→ **REQUIRED WORK**
Single out each line with the word "that" and copy it.

→ **RECORDS TO USE**
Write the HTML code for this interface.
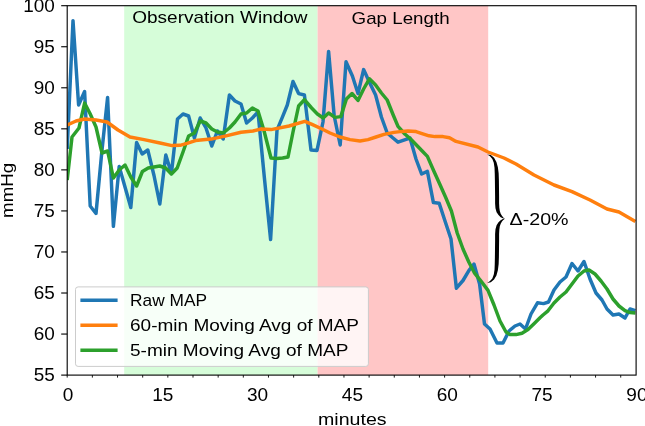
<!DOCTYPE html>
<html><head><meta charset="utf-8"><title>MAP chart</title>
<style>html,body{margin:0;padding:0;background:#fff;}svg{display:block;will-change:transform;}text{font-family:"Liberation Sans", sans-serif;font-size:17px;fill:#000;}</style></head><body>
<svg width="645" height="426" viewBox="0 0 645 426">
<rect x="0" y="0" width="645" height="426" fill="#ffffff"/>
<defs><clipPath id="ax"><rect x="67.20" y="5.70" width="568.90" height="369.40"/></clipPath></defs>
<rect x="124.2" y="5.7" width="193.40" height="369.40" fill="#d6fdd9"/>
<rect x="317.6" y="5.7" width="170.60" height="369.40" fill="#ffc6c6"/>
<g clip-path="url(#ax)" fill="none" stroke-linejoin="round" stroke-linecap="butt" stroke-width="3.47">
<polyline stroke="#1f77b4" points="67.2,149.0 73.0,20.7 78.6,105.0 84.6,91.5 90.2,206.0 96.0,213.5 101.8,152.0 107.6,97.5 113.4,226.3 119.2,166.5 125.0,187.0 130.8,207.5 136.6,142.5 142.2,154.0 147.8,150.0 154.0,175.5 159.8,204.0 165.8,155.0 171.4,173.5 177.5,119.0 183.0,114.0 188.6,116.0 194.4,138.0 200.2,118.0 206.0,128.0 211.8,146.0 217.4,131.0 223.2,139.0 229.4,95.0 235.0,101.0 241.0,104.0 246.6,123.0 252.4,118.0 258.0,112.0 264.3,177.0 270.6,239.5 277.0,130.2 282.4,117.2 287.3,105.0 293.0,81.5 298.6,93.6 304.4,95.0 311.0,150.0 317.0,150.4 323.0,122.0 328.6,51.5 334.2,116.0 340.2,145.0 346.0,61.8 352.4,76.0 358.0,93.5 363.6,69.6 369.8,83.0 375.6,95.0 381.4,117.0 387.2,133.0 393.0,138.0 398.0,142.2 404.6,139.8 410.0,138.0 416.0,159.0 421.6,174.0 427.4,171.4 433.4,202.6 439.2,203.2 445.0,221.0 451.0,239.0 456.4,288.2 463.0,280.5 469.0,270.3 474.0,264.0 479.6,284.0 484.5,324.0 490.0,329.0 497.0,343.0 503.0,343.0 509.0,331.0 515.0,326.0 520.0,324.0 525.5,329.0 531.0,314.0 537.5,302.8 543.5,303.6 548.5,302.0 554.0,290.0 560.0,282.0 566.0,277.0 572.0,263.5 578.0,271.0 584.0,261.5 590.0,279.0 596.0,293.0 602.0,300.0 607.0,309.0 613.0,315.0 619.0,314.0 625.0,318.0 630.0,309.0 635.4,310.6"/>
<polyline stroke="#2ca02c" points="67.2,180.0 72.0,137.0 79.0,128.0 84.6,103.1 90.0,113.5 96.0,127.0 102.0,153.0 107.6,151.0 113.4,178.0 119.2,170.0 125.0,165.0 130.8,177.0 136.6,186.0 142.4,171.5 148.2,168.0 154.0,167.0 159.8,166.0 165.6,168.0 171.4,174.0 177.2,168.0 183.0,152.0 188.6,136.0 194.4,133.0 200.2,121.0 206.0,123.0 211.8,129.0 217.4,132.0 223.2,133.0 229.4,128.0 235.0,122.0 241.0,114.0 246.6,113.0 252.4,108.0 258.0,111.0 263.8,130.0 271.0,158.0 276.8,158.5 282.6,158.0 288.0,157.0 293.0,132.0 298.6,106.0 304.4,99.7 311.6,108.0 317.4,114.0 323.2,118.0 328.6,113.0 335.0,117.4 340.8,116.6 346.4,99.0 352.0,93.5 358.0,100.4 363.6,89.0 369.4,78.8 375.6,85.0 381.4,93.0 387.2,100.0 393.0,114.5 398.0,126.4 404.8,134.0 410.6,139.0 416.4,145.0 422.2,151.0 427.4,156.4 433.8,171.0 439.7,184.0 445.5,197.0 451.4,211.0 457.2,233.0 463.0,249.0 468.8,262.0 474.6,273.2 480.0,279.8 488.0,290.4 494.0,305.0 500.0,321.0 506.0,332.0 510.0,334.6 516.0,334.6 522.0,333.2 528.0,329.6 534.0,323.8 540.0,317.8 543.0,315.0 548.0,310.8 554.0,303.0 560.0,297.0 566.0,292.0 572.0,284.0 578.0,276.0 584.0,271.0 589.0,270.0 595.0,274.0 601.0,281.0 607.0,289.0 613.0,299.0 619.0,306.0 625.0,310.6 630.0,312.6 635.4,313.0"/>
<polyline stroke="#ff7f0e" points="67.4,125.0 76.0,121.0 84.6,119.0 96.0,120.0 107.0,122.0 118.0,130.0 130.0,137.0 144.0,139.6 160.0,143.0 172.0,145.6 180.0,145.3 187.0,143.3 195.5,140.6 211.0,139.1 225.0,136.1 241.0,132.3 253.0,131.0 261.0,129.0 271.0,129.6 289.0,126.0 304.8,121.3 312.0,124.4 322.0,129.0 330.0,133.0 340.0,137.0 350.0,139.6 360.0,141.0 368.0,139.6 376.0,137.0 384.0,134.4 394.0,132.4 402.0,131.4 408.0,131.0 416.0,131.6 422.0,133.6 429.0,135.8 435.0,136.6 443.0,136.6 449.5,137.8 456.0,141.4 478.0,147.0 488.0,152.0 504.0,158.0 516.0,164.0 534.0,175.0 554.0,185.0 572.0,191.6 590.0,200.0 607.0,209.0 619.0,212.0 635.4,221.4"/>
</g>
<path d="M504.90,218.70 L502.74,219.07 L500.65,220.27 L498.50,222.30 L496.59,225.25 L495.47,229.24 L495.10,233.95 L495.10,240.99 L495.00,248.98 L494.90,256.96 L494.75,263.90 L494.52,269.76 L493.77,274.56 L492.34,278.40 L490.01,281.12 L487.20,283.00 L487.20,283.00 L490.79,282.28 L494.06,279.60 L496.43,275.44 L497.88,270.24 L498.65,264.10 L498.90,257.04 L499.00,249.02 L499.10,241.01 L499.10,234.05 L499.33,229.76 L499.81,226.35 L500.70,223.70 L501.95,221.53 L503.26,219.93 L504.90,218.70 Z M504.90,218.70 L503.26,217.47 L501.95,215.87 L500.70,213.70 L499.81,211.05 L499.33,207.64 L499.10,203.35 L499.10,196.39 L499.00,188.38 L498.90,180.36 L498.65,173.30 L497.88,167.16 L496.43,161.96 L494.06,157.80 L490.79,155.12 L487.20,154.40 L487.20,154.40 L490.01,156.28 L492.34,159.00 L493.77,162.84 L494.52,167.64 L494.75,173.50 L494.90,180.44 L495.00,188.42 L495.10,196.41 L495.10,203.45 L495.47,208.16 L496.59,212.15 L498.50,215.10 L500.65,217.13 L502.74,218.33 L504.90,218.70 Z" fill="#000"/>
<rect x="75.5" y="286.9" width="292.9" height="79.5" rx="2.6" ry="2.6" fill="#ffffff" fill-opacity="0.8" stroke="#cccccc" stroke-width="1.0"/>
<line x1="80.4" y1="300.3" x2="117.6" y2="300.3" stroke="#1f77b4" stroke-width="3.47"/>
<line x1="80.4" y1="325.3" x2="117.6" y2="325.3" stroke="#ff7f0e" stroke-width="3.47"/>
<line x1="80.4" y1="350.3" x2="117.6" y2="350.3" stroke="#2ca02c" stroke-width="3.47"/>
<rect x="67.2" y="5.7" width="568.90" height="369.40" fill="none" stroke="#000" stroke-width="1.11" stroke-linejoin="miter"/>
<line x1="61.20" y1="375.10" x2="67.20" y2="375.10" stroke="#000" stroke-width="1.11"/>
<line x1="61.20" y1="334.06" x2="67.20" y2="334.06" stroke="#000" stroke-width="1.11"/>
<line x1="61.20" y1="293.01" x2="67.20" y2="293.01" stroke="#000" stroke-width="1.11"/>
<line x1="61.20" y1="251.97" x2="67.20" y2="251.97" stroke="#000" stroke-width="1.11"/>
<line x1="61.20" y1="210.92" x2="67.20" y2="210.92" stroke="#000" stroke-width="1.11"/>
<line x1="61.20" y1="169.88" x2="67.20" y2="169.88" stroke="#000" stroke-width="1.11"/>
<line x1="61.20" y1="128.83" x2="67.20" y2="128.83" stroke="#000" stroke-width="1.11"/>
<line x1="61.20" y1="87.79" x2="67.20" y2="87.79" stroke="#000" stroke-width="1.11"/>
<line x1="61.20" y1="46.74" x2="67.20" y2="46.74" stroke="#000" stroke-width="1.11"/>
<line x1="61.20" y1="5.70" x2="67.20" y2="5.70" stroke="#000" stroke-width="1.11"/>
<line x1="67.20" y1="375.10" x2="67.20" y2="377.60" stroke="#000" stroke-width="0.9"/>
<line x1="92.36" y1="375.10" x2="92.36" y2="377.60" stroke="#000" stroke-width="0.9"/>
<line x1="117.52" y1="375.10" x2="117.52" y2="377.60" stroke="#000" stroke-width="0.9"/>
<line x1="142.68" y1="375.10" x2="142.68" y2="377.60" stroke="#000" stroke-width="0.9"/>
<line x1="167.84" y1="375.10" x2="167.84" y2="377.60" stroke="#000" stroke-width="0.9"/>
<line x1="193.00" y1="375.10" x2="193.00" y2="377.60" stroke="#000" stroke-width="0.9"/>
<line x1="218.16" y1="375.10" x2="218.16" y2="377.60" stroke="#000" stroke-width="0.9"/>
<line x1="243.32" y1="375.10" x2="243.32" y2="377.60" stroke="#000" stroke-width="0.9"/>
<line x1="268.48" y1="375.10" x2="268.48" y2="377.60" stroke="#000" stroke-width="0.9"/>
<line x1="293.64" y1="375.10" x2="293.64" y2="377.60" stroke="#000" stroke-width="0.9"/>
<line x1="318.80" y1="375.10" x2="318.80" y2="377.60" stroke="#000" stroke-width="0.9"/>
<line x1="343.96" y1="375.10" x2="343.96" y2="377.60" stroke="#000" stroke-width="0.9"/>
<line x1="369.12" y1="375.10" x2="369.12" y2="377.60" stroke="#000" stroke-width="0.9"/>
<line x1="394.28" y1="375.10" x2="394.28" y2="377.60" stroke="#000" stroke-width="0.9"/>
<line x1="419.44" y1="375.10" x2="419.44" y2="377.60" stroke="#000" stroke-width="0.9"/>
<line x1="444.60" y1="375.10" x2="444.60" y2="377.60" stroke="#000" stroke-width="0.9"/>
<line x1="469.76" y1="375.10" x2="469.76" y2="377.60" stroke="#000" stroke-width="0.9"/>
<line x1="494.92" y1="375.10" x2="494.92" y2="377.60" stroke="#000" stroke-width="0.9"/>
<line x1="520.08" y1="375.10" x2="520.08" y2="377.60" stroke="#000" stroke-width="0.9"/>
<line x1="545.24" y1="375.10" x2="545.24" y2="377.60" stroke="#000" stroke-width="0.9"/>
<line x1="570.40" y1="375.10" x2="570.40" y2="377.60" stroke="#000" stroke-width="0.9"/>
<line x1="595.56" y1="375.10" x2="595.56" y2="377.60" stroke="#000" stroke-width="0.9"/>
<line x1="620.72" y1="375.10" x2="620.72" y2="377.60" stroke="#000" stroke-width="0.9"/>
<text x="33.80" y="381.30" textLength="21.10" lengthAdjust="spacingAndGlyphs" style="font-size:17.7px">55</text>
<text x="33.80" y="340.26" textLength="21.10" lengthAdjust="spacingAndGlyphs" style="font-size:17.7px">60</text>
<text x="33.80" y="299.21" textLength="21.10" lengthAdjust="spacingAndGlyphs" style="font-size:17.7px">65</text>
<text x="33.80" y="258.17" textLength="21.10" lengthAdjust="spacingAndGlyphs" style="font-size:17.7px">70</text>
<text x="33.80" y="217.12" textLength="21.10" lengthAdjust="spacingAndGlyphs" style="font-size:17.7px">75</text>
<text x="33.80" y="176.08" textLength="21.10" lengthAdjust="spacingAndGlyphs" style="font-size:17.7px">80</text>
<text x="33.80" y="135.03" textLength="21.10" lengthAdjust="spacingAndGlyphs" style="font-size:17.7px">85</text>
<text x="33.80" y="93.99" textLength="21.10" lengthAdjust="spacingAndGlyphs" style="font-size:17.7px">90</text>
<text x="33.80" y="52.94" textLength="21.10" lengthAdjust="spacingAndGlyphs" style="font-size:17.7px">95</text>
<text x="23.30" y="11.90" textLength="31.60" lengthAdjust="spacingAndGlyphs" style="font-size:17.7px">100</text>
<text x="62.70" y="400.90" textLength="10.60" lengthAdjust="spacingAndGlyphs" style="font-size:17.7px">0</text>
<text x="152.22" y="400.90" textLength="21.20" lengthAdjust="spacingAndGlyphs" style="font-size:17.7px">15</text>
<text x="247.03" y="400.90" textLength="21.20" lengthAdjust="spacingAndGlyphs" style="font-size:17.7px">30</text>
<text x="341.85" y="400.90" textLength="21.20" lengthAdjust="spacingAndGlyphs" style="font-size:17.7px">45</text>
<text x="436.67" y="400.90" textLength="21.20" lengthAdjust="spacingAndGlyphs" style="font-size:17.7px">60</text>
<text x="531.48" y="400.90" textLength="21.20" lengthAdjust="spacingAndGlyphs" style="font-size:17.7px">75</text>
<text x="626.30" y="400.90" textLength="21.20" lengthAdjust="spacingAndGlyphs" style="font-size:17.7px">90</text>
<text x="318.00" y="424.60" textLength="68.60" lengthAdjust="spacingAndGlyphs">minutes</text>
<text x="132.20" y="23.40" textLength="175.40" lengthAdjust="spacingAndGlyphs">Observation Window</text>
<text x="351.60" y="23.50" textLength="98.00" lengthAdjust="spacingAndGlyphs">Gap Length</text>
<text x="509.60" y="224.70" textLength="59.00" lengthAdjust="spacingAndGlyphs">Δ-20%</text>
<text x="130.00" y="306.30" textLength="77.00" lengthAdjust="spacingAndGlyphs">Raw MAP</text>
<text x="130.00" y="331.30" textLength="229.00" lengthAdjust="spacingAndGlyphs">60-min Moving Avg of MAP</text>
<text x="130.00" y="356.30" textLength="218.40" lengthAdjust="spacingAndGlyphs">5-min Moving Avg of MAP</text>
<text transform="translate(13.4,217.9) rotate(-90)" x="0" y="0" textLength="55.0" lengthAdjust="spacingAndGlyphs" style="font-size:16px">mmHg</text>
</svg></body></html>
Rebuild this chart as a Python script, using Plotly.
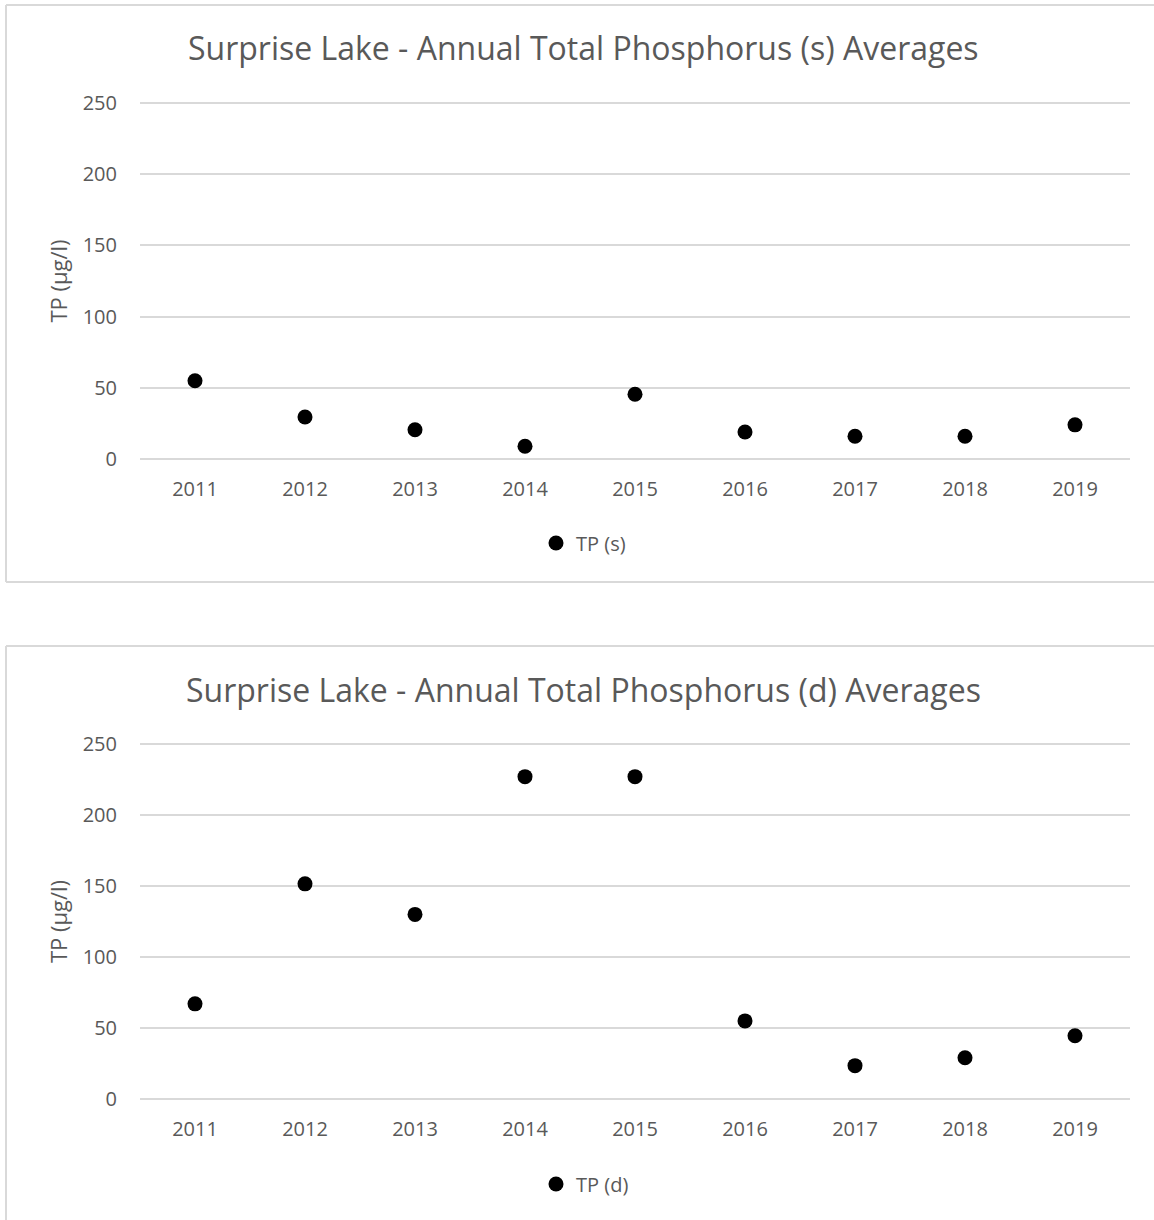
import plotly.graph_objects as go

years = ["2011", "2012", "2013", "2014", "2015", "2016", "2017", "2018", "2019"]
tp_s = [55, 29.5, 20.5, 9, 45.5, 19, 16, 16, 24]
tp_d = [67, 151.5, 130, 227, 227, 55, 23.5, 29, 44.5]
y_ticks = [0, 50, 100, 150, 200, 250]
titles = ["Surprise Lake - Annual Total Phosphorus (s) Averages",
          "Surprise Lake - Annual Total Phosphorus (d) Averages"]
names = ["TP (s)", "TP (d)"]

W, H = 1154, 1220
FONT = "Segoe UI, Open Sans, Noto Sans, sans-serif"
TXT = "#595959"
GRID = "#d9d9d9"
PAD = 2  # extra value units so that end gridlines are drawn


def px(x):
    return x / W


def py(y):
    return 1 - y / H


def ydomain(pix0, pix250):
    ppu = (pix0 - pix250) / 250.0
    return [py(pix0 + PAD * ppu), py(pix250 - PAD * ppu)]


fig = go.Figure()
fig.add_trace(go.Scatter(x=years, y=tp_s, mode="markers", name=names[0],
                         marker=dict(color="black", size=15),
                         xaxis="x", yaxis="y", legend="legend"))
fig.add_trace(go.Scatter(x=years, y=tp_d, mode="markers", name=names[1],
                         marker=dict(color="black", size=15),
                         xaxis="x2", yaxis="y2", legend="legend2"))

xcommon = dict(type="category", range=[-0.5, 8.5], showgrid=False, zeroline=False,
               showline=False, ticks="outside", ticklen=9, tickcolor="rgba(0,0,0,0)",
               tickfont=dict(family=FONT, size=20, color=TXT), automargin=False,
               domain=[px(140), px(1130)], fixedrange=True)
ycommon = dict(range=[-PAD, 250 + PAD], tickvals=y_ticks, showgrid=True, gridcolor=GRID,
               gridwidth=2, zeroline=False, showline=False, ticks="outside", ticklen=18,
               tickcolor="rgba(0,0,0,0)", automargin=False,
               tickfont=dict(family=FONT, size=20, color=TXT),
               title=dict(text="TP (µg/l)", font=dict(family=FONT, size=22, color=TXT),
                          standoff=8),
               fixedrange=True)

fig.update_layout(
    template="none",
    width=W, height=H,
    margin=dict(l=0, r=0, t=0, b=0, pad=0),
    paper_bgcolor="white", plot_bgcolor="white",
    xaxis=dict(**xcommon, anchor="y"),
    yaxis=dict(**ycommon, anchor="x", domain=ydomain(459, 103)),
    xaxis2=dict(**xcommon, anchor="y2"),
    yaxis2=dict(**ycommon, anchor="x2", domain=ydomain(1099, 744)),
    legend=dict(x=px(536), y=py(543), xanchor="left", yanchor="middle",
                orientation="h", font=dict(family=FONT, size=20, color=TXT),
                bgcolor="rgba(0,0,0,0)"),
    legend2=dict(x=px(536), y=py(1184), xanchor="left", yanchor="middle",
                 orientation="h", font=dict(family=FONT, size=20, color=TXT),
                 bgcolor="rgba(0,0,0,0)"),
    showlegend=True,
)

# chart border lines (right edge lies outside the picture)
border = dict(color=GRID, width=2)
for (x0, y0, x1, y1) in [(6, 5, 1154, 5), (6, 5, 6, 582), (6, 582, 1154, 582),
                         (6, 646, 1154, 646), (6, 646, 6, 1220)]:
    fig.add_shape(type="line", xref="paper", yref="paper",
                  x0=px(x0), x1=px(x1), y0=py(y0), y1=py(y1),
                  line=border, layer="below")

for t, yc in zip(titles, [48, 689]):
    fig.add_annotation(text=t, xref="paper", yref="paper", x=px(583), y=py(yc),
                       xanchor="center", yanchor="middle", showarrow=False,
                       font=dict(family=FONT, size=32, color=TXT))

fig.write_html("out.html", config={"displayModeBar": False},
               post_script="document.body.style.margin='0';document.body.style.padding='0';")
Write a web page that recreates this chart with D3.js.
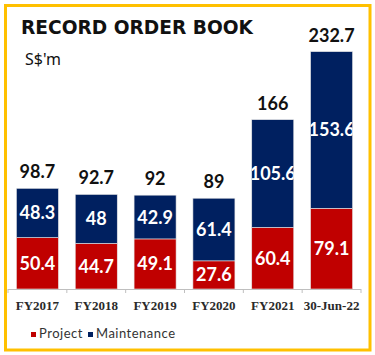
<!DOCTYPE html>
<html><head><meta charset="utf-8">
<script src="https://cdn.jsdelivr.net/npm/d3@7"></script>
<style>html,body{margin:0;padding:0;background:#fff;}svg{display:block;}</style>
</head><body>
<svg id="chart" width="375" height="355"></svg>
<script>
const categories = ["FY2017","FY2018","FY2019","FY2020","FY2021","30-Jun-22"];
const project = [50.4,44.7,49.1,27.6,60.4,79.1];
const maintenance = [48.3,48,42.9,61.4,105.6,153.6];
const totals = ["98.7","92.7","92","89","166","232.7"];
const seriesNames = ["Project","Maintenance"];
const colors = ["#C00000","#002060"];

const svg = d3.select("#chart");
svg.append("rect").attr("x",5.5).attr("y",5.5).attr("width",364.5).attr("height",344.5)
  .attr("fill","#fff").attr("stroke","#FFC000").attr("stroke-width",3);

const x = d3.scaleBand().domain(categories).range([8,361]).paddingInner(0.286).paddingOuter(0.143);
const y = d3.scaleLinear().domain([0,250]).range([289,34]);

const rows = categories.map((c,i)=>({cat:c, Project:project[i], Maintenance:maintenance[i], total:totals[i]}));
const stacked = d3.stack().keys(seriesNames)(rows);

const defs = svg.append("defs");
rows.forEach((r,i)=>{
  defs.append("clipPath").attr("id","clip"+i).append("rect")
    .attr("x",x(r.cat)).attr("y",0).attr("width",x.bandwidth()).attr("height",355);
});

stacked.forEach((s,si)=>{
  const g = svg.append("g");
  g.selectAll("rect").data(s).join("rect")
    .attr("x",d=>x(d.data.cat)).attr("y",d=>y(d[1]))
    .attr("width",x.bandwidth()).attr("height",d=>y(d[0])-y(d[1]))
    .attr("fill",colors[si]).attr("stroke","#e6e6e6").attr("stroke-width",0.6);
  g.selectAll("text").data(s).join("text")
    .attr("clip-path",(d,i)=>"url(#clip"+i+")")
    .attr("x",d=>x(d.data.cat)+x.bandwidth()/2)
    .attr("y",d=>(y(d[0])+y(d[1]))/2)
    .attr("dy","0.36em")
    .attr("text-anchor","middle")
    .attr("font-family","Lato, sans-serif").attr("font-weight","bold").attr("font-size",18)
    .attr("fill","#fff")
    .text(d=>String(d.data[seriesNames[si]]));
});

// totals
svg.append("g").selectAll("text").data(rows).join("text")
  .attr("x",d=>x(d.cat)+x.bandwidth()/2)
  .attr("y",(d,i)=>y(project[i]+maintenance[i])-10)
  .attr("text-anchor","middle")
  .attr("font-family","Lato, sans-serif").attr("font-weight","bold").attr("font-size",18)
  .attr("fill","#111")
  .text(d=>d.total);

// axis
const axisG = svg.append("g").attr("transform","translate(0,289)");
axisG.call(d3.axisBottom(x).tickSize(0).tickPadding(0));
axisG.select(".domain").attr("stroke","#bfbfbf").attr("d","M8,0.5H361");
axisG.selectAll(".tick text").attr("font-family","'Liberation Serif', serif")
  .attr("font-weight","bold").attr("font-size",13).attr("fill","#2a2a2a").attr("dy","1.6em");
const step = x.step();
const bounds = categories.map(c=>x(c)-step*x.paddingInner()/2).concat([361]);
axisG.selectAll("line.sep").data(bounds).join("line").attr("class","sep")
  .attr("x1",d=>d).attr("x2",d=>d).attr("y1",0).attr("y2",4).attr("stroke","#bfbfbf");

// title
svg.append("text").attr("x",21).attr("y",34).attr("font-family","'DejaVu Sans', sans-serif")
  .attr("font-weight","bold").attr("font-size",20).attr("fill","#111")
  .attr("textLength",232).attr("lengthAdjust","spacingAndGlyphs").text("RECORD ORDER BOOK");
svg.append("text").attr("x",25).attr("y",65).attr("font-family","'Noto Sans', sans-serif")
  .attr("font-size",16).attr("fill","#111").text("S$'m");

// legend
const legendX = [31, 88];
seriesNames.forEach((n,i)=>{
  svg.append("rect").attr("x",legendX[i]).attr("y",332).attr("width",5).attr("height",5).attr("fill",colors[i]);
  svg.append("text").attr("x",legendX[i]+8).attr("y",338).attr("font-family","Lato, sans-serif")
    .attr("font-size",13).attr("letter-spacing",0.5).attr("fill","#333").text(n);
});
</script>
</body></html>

→ **CORRECT RESULT**
PAD = 2  # extra value units so that end gridlines are drawn
Write a web page that recreates this chart with D3.js.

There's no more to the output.